Again the underlying Hash table and the bucketing system maintains this constant time. To explain, every time you do add, remove or contains check it simply calculates the hashCode and reach to the respective bucket. Hence it is irrespective of how many elements are there in the set.
However, iterating a Set is not time constant. In other words, you can iterate a HashSet of 10 elements much faster than a HashSet of hundreds of elements.
HashSet Capacity and Load Factor
This is an important topic no matter which collection you are working on. Consider you have to store only few records and you create a Collection (or even an array) of much larger capacity. This will be heavy on the memory as well as performance. The HashSets have a certain Capacity and Load Factor.

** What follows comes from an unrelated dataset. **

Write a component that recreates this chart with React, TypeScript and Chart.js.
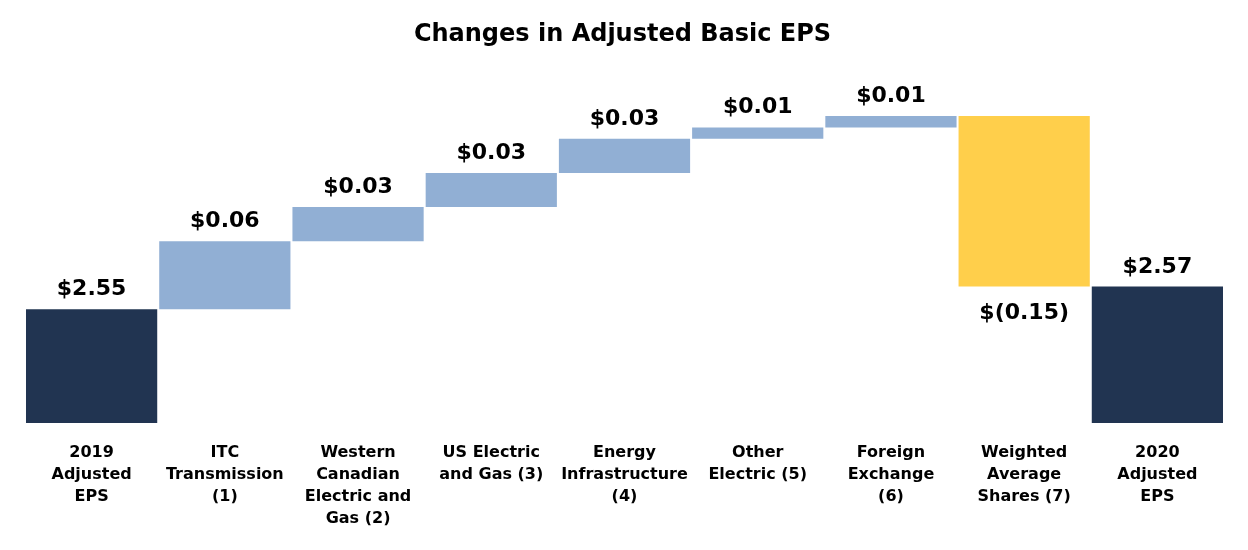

The Capacity of a HashSet defines how many elements it can hold. However, the Load Factor defines How full a HashSet is. The default capacity of a HashSet is 16 and default load factor is 0.75. The capacity and load factors provide optimal usage experience in terms of memory and performance.
When a HashSet reaches to its load factor capacity, the hashtable in the background, start finding larger space. Also, it will pick each element from current bucket, rehash it and store to the new bucket at new location. This is called as rehashing of elements. When a HashSet gets rehashed, its capacity is increased. Also, the rehashing affects the performance and create more work to GC.
Hence, when you work on memory and performance critical applications and you have to pay extra attention to the amount of data you want to store and what capacity you are setting.
We have reached to the end of Introduction to Java HashSet Tutorial.
HashSet is an implementation of Java Set Interface. It has unique elements are does not guarantee order or sorting. HashSet uses buckets to store data and hence most of the operations are constant in time. You can use HashSets when you want to do de-duplication of elements or store elements in away where you don’t want to retrieve a specific element in specific order.